Let's be honest, not a lot happens at the Olympics on Day One for us amateur Olympic watchers.
Of course there is lots of sport except it is mostly heats and repechages and first bouts and initial phases and early plays.
The medals are few and the big sports are yet to fire. That'll all come later when the Americans are in the pool, Lisa Carrington is in her canoe and gymnastics is in full swing.
But Sky Sport has dedicated 12 channels to the Olympics so is determined it is all going to be exciting.
"It's going to be an exciting day," said our commentator.
"Very exciting," said his sidekick, sounding slightly doubtful.
While we waited for the excitement to start, we were shown travelogues.
There were pictures of happy Japanese in the towns surrounding Tokyo, where events would be held.
"They love shopping here," said our narrator as people in kimonos shopped.
"This town is famous for its Buddhist temple."
We moved onto another town. It, too, had good shopping, kimono and famous Buddhist temples.
Over on the fencing channel nothing much was happening. We watched two empty rectangular stages, lit by fluorescent lights.
"They're known as pistes in fencing," said our commentator, as if sensing our thoughts. Behind, the stands were darkened to hide the lack of spectators.
In the foreground, two blokes leaned against the judge's table passing a piece of paper back and forth. What sounded like national anthems performed by heavy metal bands played. Then a movement.
'We're about to shift gears now," says the commentator excitedly. "It's the men's sabre."
It's fast and furious fencing. Introductions can take longer than the bouts.
"Blink and you'll miss it," laughs our commentator excitedly.
First up Andrew Mackiewicz, of the USA, ranked 95th in the world against Tomohiro Shimamura, 34th. Shimamura from Tokyo would have been hometown favourite if there had been crowds. The American had a natty helmet with the US flag on it.
"We have a few gremlins on the blue piste," says our breathless host, excitedly.
The wireless equipment isn't working. The fighters keep prodding each other listlessly to test if their sensor is working. Officials come and go, saying things.
They have to change their gear.
"There's lots of spare outfits," says our commentator, excitedly.
Our men walk around like firefighters in a Hazmat suit.
"We are good to go, the calm before the storm. The fencing has started," intones our commentator.
Sixteen minutes later, we have had 28 bouts, a flurry of parries and thrusts. Mackiewicz wins 15-13. He takes off his helmet and screams into the void of the stadium. Shimamura looks on, then walks off.
We go to the ads. The Brady Bunch. It looked quite exciting.
Over on another channel there was the men's cycling road race, featuring New Zealand hope George Bennett.
"This race will show who is the fastest rider on the course today," explains our Sky commentator.
Time ticked by.
One moment there was 184km to go. Hours later there were 173.
The commentators talked; the cyclists dropped back to talk to their coaches in the following cars; the Japanese watched; the peloton chatted. Nothing much happened.

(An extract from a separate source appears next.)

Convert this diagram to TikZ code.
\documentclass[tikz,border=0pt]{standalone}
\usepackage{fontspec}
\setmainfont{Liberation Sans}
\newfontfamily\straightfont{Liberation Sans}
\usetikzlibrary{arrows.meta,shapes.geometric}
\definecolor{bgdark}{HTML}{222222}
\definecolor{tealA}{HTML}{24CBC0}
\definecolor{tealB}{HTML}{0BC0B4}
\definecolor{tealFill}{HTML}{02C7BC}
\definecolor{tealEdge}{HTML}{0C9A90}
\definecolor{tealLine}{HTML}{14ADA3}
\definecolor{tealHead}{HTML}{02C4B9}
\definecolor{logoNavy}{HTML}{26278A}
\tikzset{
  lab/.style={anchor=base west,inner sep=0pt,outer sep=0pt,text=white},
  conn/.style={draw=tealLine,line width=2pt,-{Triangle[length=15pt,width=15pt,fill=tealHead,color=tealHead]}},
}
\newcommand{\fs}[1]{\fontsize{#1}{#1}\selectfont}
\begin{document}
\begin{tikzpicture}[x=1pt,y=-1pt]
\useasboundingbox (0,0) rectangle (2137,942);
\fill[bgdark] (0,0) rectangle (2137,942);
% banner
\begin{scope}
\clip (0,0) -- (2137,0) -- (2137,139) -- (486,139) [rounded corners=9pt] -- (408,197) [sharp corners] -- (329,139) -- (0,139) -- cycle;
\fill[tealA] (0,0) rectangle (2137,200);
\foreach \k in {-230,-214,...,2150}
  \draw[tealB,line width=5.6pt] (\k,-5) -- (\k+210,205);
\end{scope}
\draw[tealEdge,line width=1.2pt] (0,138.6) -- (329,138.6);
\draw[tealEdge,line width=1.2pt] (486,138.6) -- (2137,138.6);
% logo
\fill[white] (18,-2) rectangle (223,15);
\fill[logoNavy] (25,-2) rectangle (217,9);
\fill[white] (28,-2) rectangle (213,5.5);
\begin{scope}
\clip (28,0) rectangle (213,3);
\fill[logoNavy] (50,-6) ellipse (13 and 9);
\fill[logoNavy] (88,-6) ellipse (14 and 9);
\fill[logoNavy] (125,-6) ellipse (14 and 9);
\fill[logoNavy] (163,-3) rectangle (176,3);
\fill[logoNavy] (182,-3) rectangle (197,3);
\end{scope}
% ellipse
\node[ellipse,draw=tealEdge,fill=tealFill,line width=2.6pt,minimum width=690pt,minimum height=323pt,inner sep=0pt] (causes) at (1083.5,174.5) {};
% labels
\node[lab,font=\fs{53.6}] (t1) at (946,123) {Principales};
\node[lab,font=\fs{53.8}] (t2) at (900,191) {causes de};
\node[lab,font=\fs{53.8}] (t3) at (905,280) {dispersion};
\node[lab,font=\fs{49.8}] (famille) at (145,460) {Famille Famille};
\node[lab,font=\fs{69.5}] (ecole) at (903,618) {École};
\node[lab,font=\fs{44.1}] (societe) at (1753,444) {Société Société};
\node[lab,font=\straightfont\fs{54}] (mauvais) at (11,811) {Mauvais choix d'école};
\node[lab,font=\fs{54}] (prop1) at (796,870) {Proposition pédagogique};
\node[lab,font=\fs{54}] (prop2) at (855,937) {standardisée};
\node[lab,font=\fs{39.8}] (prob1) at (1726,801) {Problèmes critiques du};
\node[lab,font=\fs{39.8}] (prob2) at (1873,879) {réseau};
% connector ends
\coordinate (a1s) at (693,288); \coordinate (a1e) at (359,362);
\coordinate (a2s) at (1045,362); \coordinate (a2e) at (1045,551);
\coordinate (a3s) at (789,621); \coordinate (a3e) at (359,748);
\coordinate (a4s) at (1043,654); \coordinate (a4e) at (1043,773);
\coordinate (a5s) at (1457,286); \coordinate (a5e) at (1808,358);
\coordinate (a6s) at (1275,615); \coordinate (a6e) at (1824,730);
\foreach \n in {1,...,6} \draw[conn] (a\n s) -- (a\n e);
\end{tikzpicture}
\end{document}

"Nothing really happening in that peloton," said the commentator dolefully, trying to be excited.
It was hot. The cyclists kept asking for water or ice to put down their back.
Every time a camera went past, the cyclists all waved and smiled.

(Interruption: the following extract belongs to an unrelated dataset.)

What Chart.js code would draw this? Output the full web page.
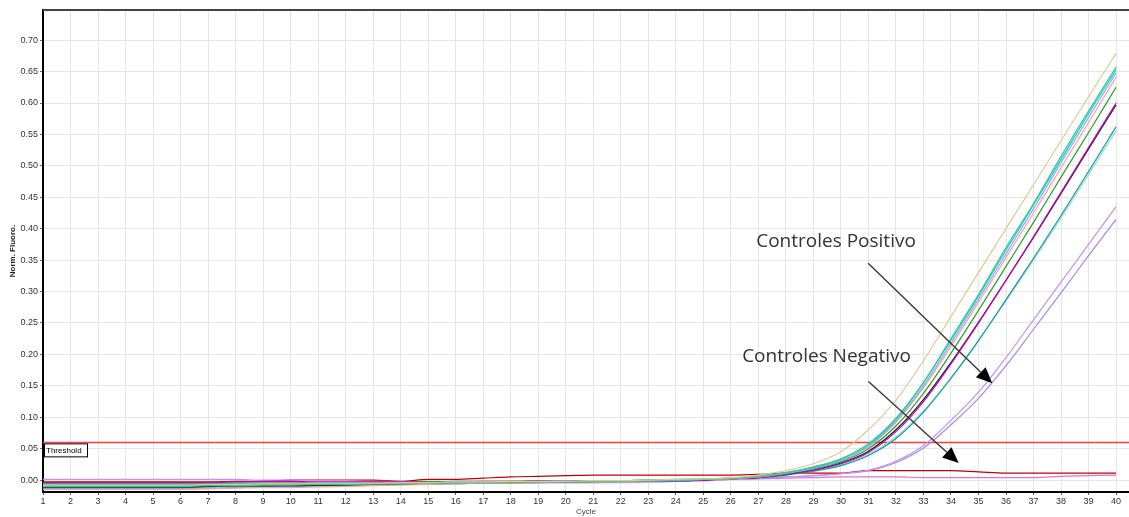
<!DOCTYPE html>
<html>
<head>
<meta charset="utf-8">
<script src="https://cdn.jsdelivr.net/npm/chart.js@4.4.1/dist/chart.umd.min.js"></script>
<style>
  html, body { margin: 0; padding: 0; background: #fff; }
  #wrap { width: 1129px; height: 517px; }
</style>
</head>
<body>
<div id="wrap"><canvas id="qpcr" width="1129" height="517"></canvas></div>
<script>
// cycles 1..40
const cycles = [];
for (let c = 1; c <= 40; c++) cycles.push(c);

const yTickStep = 0.05;
const thresholdValue = 0.06;

// positive controls (norm. fluoro.), cycle 1..40
const tan = [-0.008,-0.008,-0.008,-0.008,-0.008,-0.008,-0.007,-0.007,-0.006,-0.006,-0.005,-0.005,-0.005,-0.004,-0.004,-0.003,-0.003,-0.002,-0.002,-0.002,-0.001,-0.001,0.000,0.001,0.002,0.004,
  0.008,0.015,0.026,0.045,0.080,0.127,0.190,0.260,0.330,0.400,0.470,0.540,0.610,0.679];
const green = [-0.010,-0.010,-0.010,-0.010,-0.010,-0.010,-0.009,-0.009,-0.008,-0.008,-0.007,-0.007,-0.006,-0.006,-0.005,-0.005,-0.004,-0.004,-0.003,-0.003,-0.002,-0.002,-0.001,0.000,0.001,0.003,
  0.006,0.012,0.020,0.033,0.056,0.097,0.155,0.225,0.295,0.370,0.440,0.515,0.587,0.657];
const cyan = [-0.007,-0.007,-0.007,-0.007,-0.007,-0.007,-0.007,-0.006,-0.006,-0.006,-0.005,-0.005,-0.005,-0.004,-0.004,-0.003,-0.003,-0.003,-0.002,-0.002,-0.001,-0.001,0.000,0.001,0.002,0.003,
  0.006,0.012,0.021,0.034,0.058,0.098,0.155,0.223,0.293,0.366,0.438,0.510,0.583,0.653];
const blue = [-0.009,-0.009,-0.009,-0.009,-0.009,-0.009,-0.008,-0.008,-0.007,-0.007,-0.007,-0.006,-0.006,-0.005,-0.005,-0.004,-0.004,-0.003,-0.003,-0.002,-0.002,-0.001,-0.001,0.000,0.001,0.003,
  0.005,0.011,0.019,0.031,0.054,0.094,0.150,0.218,0.288,0.360,0.432,0.505,0.577,0.648];
const salmon = [-0.015,-0.015,-0.015,-0.015,-0.015,-0.015,-0.014,-0.013,-0.012,-0.012,-0.011,-0.010,-0.009,-0.008,-0.007,-0.006,-0.005,-0.005,-0.004,-0.003,-0.003,-0.002,-0.001,0.000,0.001,0.002,
  0.005,0.011,0.019,0.031,0.053,0.092,0.147,0.213,0.283,0.354,0.425,0.497,0.569,0.641];
const darkGreen = [-0.006,-0.006,-0.006,-0.006,-0.006,-0.006,-0.006,-0.005,-0.005,-0.005,-0.005,-0.004,-0.004,-0.004,-0.003,-0.003,-0.003,-0.002,-0.002,-0.002,-0.001,-0.001,0.000,0.000,0.001,0.003,
  0.005,0.010,0.018,0.029,0.050,0.086,0.138,0.202,0.270,0.340,0.410,0.482,0.553,0.625];
const magenta = [-0.004,-0.004,-0.004,-0.004,-0.004,-0.004,-0.004,-0.003,-0.002,-0.002,-0.003,-0.003,-0.003,-0.003,-0.003,-0.002,-0.002,-0.002,-0.001,-0.002,-0.002,-0.002,-0.001,-0.001,0.000,0.002,
  0.004,0.009,0.016,0.026,0.044,0.077,0.125,0.185,0.250,0.318,0.387,0.458,0.529,0.600];
const black = [-0.011,-0.011,-0.011,-0.011,-0.011,-0.011,-0.010,-0.009,-0.009,-0.009,-0.008,-0.008,-0.007,-0.006,-0.006,-0.005,-0.004,-0.004,-0.003,-0.003,-0.002,-0.002,-0.001,-0.001,0.000,0.002,
  0.004,0.009,0.016,0.027,0.046,0.080,0.128,0.187,0.251,0.318,0.386,0.456,0.527,0.597];
const teal = [-0.012,-0.012,-0.012,-0.012,-0.012,-0.012,-0.011,-0.010,-0.010,-0.009,-0.009,-0.008,-0.007,-0.007,-0.006,-0.005,-0.005,-0.004,-0.004,-0.003,-0.003,-0.002,-0.001,-0.001,0.000,0.002,
  0.004,0.008,0.014,0.023,0.039,0.066,0.108,0.162,0.222,0.287,0.353,0.421,0.491,0.562];
const lightCyan = [-0.009,-0.009,-0.009,-0.009,-0.009,-0.009,-0.009,-0.008,-0.008,-0.008,-0.007,-0.007,-0.006,-0.006,-0.005,-0.004,-0.004,-0.003,-0.003,-0.003,-0.002,-0.002,-0.001,0.000,0.001,0.002,
  0.004,0.008,0.015,0.024,0.041,0.069,0.110,0.163,0.222,0.285,0.350,0.417,0.486,0.556];
const violet = [0.001,0.001,0.001,0.001,0.001,0.001,0.001,0.001,0.000,0.000,-0.001,-0.001,-0.002,-0.002,-0.003,-0.003,-0.003,-0.003,-0.004,-0.004,-0.004,-0.004,-0.003,-0.002,-0.001,0.001,
  0.003,0.005,0.007,0.010,0.016,0.030,0.055,0.095,0.140,0.195,0.255,0.315,0.375,0.435];
const blueViolet = [-0.013,-0.013,-0.013,-0.013,-0.013,-0.013,-0.013,-0.012,-0.011,-0.010,-0.010,-0.009,-0.008,-0.007,-0.006,-0.006,-0.005,-0.005,-0.004,-0.004,-0.004,-0.003,-0.003,-0.002,-0.001,0.001,
  0.003,0.005,0.007,0.010,0.015,0.028,0.051,0.088,0.130,0.182,0.240,0.298,0.357,0.415];

// negative controls
const negRed = [-0.003,-0.003,-0.003,-0.003,-0.003,-0.003,-0.003,-0.002,-0.002,0.000,
  0.000,0.000,0.000,-0.002,0.001,0.001,0.003,0.005,0.006,0.007,
  0.008,0.008,0.008,0.008,0.008,0.008,0.009,0.011,0.011,0.011,
  0.015,0.015,0.015,0.015,0.013,0.011,0.011,0.011,0.011,0.011];
const negPink = [-0.006,-0.006,-0.006,-0.006,-0.006,-0.006,-0.006,-0.005,-0.005,-0.005,
  -0.004,-0.004,-0.004,-0.004,-0.003,-0.003,-0.002,-0.002,-0.002,-0.001,
  -0.001,-0.001,0.000,0.000,0.001,0.001,0.002,0.003,0.004,0.005,
  0.005,0.005,0.004,0.004,0.004,0.004,0.004,0.006,0.007,0.008];

const series = [
  { name: 'tan', data: tan, color: '#e3c88e' },
  { name: 'green', data: green, color: '#2fd07a' },
  { name: 'cyan', data: cyan, color: '#1cc4d4' },
  { name: 'blue', data: blue, color: '#86a8ff' },
  { name: 'salmon', data: salmon, color: '#ff9c9c' },
  { name: 'darkGreen', data: darkGreen, color: '#2a9e2a' },
  { name: 'magenta', data: magenta, color: '#c400c4' },
  { name: 'black', data: black, color: '#1e1e1e' },
  { name: 'teal', data: teal, color: '#139a9a' },
  { name: 'lightCyan', data: lightCyan, color: '#8fdedb' },
  { name: 'violet', data: violet, color: '#c890f0' },
  { name: 'blueViolet', data: blueViolet, color: '#9a8cf2' },
  { name: 'negRed', data: negRed, color: '#c00000' },
  { name: 'negPink', data: negPink, color: '#e072d4' }
];

function drawArrow(ctx, x1, y1, x2, y2) {
  const ang = Math.atan2(y2 - y1, x2 - x1);
  const head = 16, half = 7;
  const bx = x2 - head * Math.cos(ang), by = y2 - head * Math.sin(ang);
  ctx.strokeStyle = '#333';
  ctx.lineWidth = 1.3;
  ctx.beginPath();
  ctx.moveTo(x1, y1);
  ctx.lineTo(bx, by);
  ctx.stroke();
  ctx.fillStyle = '#000';
  ctx.beginPath();
  ctx.moveTo(x2, y2);
  ctx.lineTo(bx + half * Math.sin(ang), by - half * Math.cos(ang));
  ctx.lineTo(bx - half * Math.sin(ang), by + half * Math.cos(ang));
  ctx.closePath();
  ctx.fill();
}

const extras = {
  id: 'extras',
  beforeDatasetsDraw(chart) {
    const { ctx, chartArea: a, scales: { y } } = chart;
    const ty = Math.round(y.getPixelForValue(thresholdValue)) + 0.5;
    ctx.save();
    ctx.strokeStyle = '#ff3b3b';
    ctx.lineWidth = 1.3;
    ctx.beginPath();
    ctx.moveTo(a.left, ty);
    ctx.lineTo(a.right, ty);
    ctx.stroke();
    ctx.restore();
  },
  afterDatasetsDraw(chart) {
    const { ctx, chartArea: a, scales: { x, y } } = chart;
    ctx.save();
    // top frame
    ctx.strokeStyle = '#444';
    ctx.lineWidth = 2;
    ctx.beginPath();
    ctx.moveTo(a.left, a.top);
    ctx.lineTo(a.right, a.top);
    ctx.stroke();

    // threshold tag
    const ty = y.getPixelForValue(thresholdValue);
    ctx.fillStyle = '#fff';
    ctx.strokeStyle = '#000';
    ctx.lineWidth = 1;
    ctx.fillRect(a.left + 1, ty + 1, 43, 13);
    ctx.strokeRect(a.left + 1.5, ty + 1.5, 43, 13);
    ctx.fillStyle = '#000';
    ctx.font = '8px "Liberation Sans", Arial, sans-serif';
    ctx.textBaseline = 'middle';
    ctx.fillText('Threshold', a.left + 3, ty + 8.5);

    // annotations
    ctx.font = '19px "Open Sans", sans-serif';
    ctx.fillStyle = '#333';
    ctx.textBaseline = 'middle';
    ctx.fillText('Controles Positivo', x.getPixelForValue(26.92), y.getPixelForValue(0.380));
    ctx.fillText('Controles Negativo', x.getPixelForValue(26.41), y.getPixelForValue(0.196));
    drawArrow(ctx, x.getPixelForValue(30.99), y.getPixelForValue(0.345), x.getPixelForValue(35.5), y.getPixelForValue(0.154));
    drawArrow(ctx, x.getPixelForValue(31.0), y.getPixelForValue(0.157), x.getPixelForValue(34.28), y.getPixelForValue(0.027));
    ctx.restore();
  }
};

const tickFont = { family: '"Liberation Sans", Arial, sans-serif', size: 9 };

new Chart(document.getElementById('qpcr'), {
  type: 'line',
  data: {
    datasets: series.map(s => ({
      label: s.name,
      data: s.data.map((v, i) => ({ x: cycles[i], y: v })),
      borderColor: s.color,
      borderWidth: 1.2,
      pointRadius: 0,
      fill: false,
      cubicInterpolationMode: 'monotone'
    }))
  },
  options: {
    responsive: false,
    animation: false,
    layout: { padding: { top: 10, right: 0, left: 0, bottom: 0 } },
    plugins: { legend: { display: false }, tooltip: { enabled: false } },
    scales: {
      x: {
        type: 'linear',
        min: 1,
        max: 40.47,
        afterFit(s) { s.height = 25; },
        border: { color: '#000', width: 2 },
        grid: { color: '#e6e6e6', tickLength: 3, tickColor: '#666' },
        ticks: { stepSize: 1, includeBounds: false, autoSkip: false, maxRotation: 0, padding: 1, color: '#333', font: tickFont },
        title: { display: true, text: 'Cycle', color: '#444', font: { family: '"Liberation Sans", Arial, sans-serif', size: 8 }, padding: 0 }
      },
      y: {
        min: -0.019,
        max: 0.748,
        afterFit(s) { s.width = 43; },
        border: { color: '#000', width: 2 },
        grid: { color: '#e6e6e6', tickLength: 3, tickColor: '#666' },
        ticks: { stepSize: yTickStep, includeBounds: false, padding: 2, color: '#333', font: tickFont,
          callback: v => v.toFixed(2) },
        title: { display: true, text: 'Norm. Fluoro.', color: '#222', font: { family: '"Liberation Sans", Arial, sans-serif', size: 8, weight: 'bold' }, padding: { top: 8, bottom: 0 } }
      }
    }
  },
  plugins: [extras]
});
</script>
</body>
</html>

"This is what is so special about the Olympic Games," said the commentator excitedly.
Then it was back to watching the peloton, chatting. At the back a rider from Spain seemed to be swapping numbers with a rider from Austria.
The commentators discussed the width of the tyres - 25mm max.
"They have good roads in Japan," noted our commentator, excitedly.
"George Bennett is tucked in there nicely," said the other, excitedly. He remained tucked.
A British rider fell off. The Belgians seemed to dominate. Still 151km to go. We got news that the first gold medal of the Games had been won - Qian Yang of China took the 10m air rifle in shooting. She is apparently a rising star; it sounded exciting.
The siren call of the other Olympic channels became irresistible. On TVNZ, there was men's gymnastics. Back on Sky, a Turkish man in red was boxing a Belarusian in blue. "They're both taking a bit of a breather here," said the commentator.
On the next channel there was a rerun of Yang's medal. Before each shot she closes her eyes, goes inward, utterly still before opening her eyes and gazing down the sights. It is enthralling.
Back on the cycling, there's 136km to go.
"Now we're in the hills, it is getting very, very exciting," said the excited commentator.